Para trabalhar o tema em sala de aula, o Porto Seguro firmou parceria com o MIT. Um aluno estrangeiro da universidade americana vem, todo mês, dar aulas de cultura maker e inovação social. Três makerspaces foram inaugurados em maio deste ano. É nesses espaços que os alunos trabalham em projetos interdisciplinares, unindo história, matemática e tecnologia educacional, por exemplo. O resultado surge na forma de minicidades de lego e arduíno ou de separadores de tampinha de garrafa para ajudar o trabalho de catadores de lixo. Ferramentas não faltam: há impressora 3D, fresadora , vários Macbooks com grandes monitores e ferramentas manuais como serrotes, martelos, pedaços de madeira e de plástico. “Incentivamos os alunos a aprender fazendo, conhecer suas habilidades, entender o que gostam de fazer e de que forma o que fazem aqui vai reverberar lá na frente para atuarem como grandes profissionais”, diz Joice Lopes Leite, coordenadora de tecnologia educacional.


Stance Dual, Bela Vista, São Paulo

Aluno acompanha dicas do professor escocês Kevin Crawford na aula de FunScience Créditos: Marcel Hartmann

Na escola, o professor de física Rui Zanchetta realiza, há sete anos, a atividade extracurricular Fun Science. Crianças do 3º ao 9º ano fazem projetos como cartões animados com LEDs ou uma cancela para carros em miniatura, que levanta graças a um sensor de luminosidade. Ele conta com a ajuda do professor escocês Kevin Crawford para mostrar que as crianças podem construir o que quiserem. “Queremos formar profissionais que saibam resolver problemas criativamente”, diz Zanchetta. Outro ponto importante é estimular os estudantes a serem produtores de tecnologias, e não apenas consumidores. “Os alunos devem aprender a lidar com o erro. Neste ambiente de experimentação, ele é tão esperado quanto o acerto.”

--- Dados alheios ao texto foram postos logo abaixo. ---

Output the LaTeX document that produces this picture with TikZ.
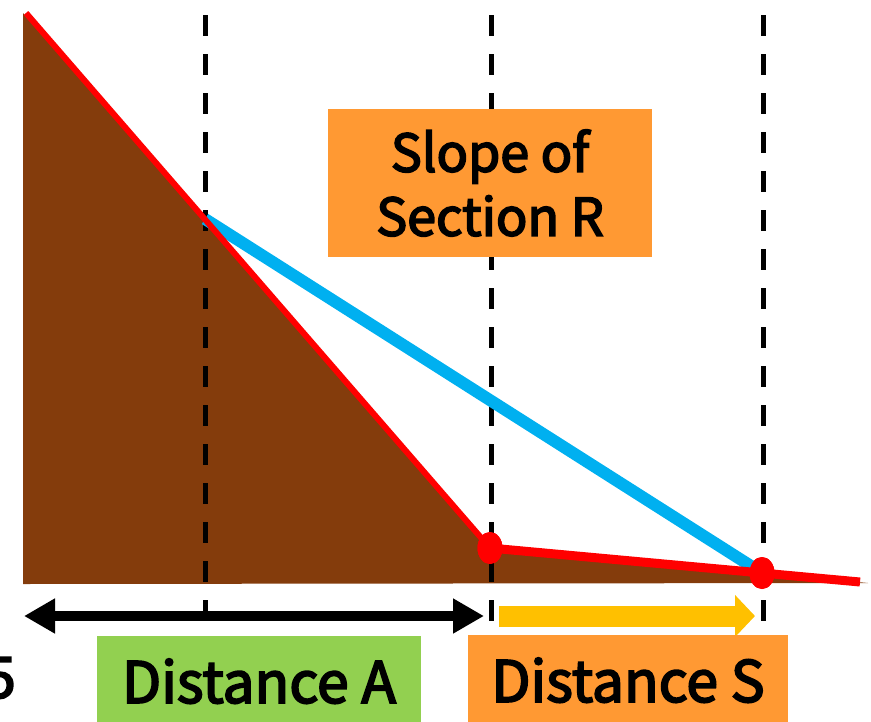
\documentclass[tikz,border=0pt]{standalone}
\usepackage{fontspec}
\setmainfont{Noto Sans CJK JP}
\newfontfamily\lblfont{Noto Sans CJK JP}[FakeBold=3.2]
\usetikzlibrary{arrows.meta, positioning, shapes.geometric}
\definecolor{cbrown}{HTML}{843C0C}
\definecolor{cred}{HTML}{FF0000}
\definecolor{cblue}{HTML}{00B0F0}
\definecolor{cyellow}{HTML}{FFC000}
\definecolor{cgreen}{HTML}{92D050}
\definecolor{corange}{HTML}{FF9933}
\tikzset{
  every picture/.style={x=1pt, y=-1pt},
  label box/.style={fill=#1, align=center, inner sep=0pt, font=\lblfont\fontsize{57}{64}\selectfont},
  label box/.default=corange,
  guide/.style={draw=black, line width=5pt, dash pattern=on 21pt off 18pt},
  dot/.style={ellipse, fill=cred, inner sep=0pt, minimum width=25pt, minimum height=32pt},
  profile/.style={draw=cred, line width=6pt, line join=round},
  chord/.style={draw=cblue, line width=12pt},
}

\begin{document}
\begin{tikzpicture}
  \useasboundingbox (0,0) rectangle (871,721);
  % ground under the slope
  \fill[cbrown] (23,13) -- (490,548) -- (762,573) -- (868,583) -- (23,584) -- cycle;
  \foreach \x in {205, 491, 763}
    \draw[guide] (\x,15) -- (\x,636);
  \coordinate (peak) at (26,13);
  \coordinate (tail) at (860,582);
  \coordinate (pB) at (205,219);
  \node[dot] (dotR) at (490,548) {};
  \node[dot] (dotS) at (762,573) {};
  \draw[chord] (pB) -- (dotS.center);
  \draw[profile] (peak) -- (dotR.center);
  \draw[profile, line width=9pt] (dotR.center) -- (dotS.center) -- (tail);
  \node[dot] at (dotR) {};
  \node[dot] at (dotS) {};
  % distances
  \coordinate (aL) at (24,616);
  \coordinate (aR) at (484,616);
  \draw[line width=10pt, {Triangle[length=31pt, width=33pt]}-{Triangle[length=31pt, width=33pt]}] (aL) -- (aR);
  \coordinate (sL) at (499,616);
  \coordinate (sR) at (755,616);
  \draw[cyellow, line width=21pt, -{Triangle[length=20pt, width=41pt]}] (sL) -- (sR);
  \node[label box=cgreen, minimum width=324pt, minimum height=90pt, anchor=north] (distA) at (259,636) {Distance A};
  \node[label box, minimum width=320pt, minimum height=90pt, anchor=north] (distS) at (628,635) {Distance S};
  \node[label box, minimum width=324pt, minimum height=148pt, font=\lblfont\fontsize{52}{64}\selectfont] (slope) at (490,183) {Slope of\\Section R};
  \node[font=\lblfont\fontsize{57}{64}\selectfont, anchor=east, inner sep=0pt] (five) at (16,678) {5};
\end{tikzpicture}
\end{document}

Escola do Projeto Âncora, Cotia, SP

Crianças da Escola do Projeto Âncora, em Cotia (SP) brincam com água armazenada em um captador Créditos: Divulgação/Projeto Âncora

Criada há quatro anos como parte da ONG de mesmo nome, a escola localizada em Cotia defende método bem pouco convencional. Não há séries, provas ou disciplinas fixas. Nem a sala tem um padrão: estudantes de várias idades dividem o mesmo espaço. Para aprender, os alunos estudam por meio de projetos interdisciplinares, e é aí que entra a cultura maker. Após ver alunos desperdiçando água em uma brincadeira, um professor decidiu organizar a classe para pesquisar sobre a crise hídrica de São Paulo. Em oito meses, eles criaram um captador de água da chuva. Ao longo do projeto, estudaram conceitos de física, geografia hídrica, química, matemática e história para entender a seca. “Esse processo de fazer com as próprias mãos desenvolve a resolução de problemas e o pensamento crítico, porque o aluno se depara com questões cuja resposta não é dada”, diz Fábio Zsigmond, um dos diretores da ONG do Projeto Âncora. Nenhum aluno paga nada: apesar de ser privada, a instituição se mantém com doações e editais.

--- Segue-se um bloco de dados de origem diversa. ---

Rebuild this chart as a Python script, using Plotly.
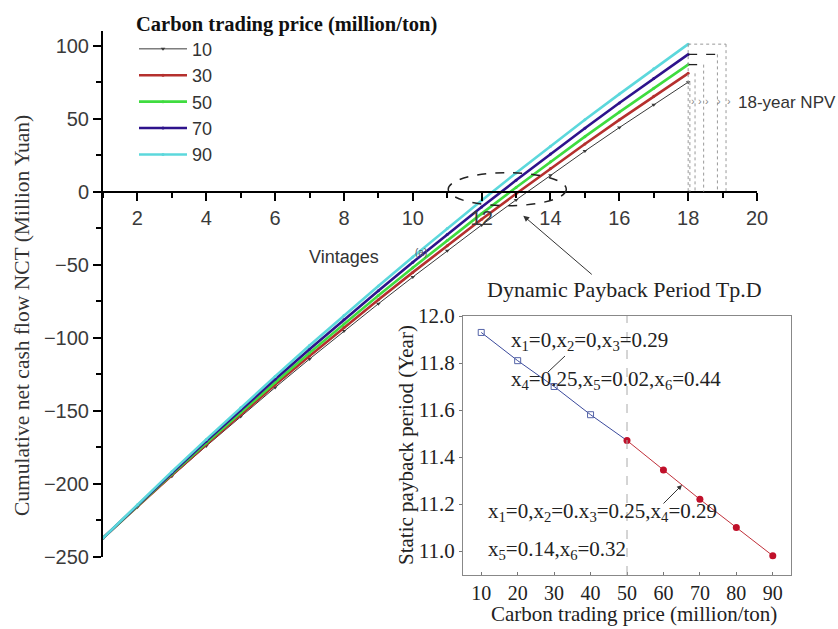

CEU Pimentas, Guarulhos, SP

Centro Educacional Unificado (CEU) Pimentas, em Guarulhos (SP) Crédito: Karina Menezes

Assim como outros seis Centros Educacionais Unificados (CEUs) de Guarulhos, o CEU Pimentas recebe atividades do Fab Social, projeto idealizado pelo arquiteto Alex Garcia em 2011 e financiado pela Secretaria de Educação do município. No turno inverso das aulas, estudantes da Escola Municipal Jeanete Beauchamp e moradores do bairro aprendem desde noções de espaço e profundidade, com a ajuda de canudinhos, até programação. “Trazemos elementos de tecnologia e cultura maker para que sejam conceitos diários deles”, diz Garcia.

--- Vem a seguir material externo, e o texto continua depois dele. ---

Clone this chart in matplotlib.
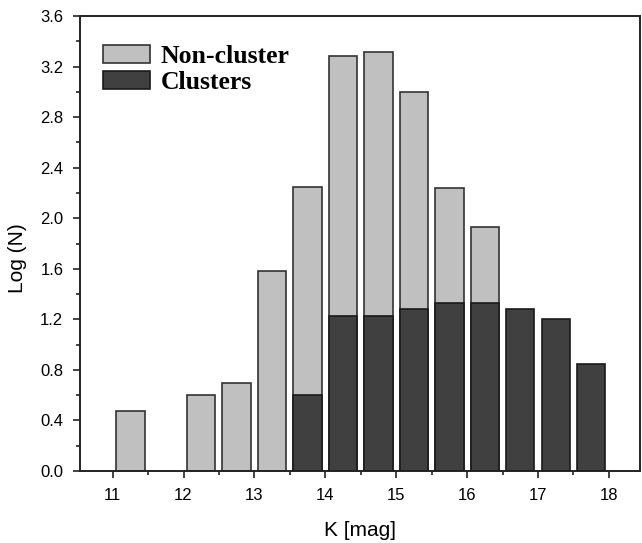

LEDI São José dos Campos, SP

Professora do quarto ano da rede municipal de São José dá aula com uma lousa interativa Créditos: Malú Damázio

Em São José, o espaço maker não fica em uma escola: toda a população tem acesso ao Laboratório de Educação Digital e Interativa (LEDI), inaugurado no fim de novembro. Os recursos vieram do prêmio de R$ 20 mil concedido pela Fundação Lemann, que lançou edital para incentivar boas práticas maker em escolas. A proposta da Prefeitura previa livre experimentação no laboratório. Em 17 das 46 unidades do ensino fundamental na rede municipal de São José, lousas interativas, tablets e notebooks já fazem parte do aprendizado. O plano é estender a todas as escolas já no próximo ano.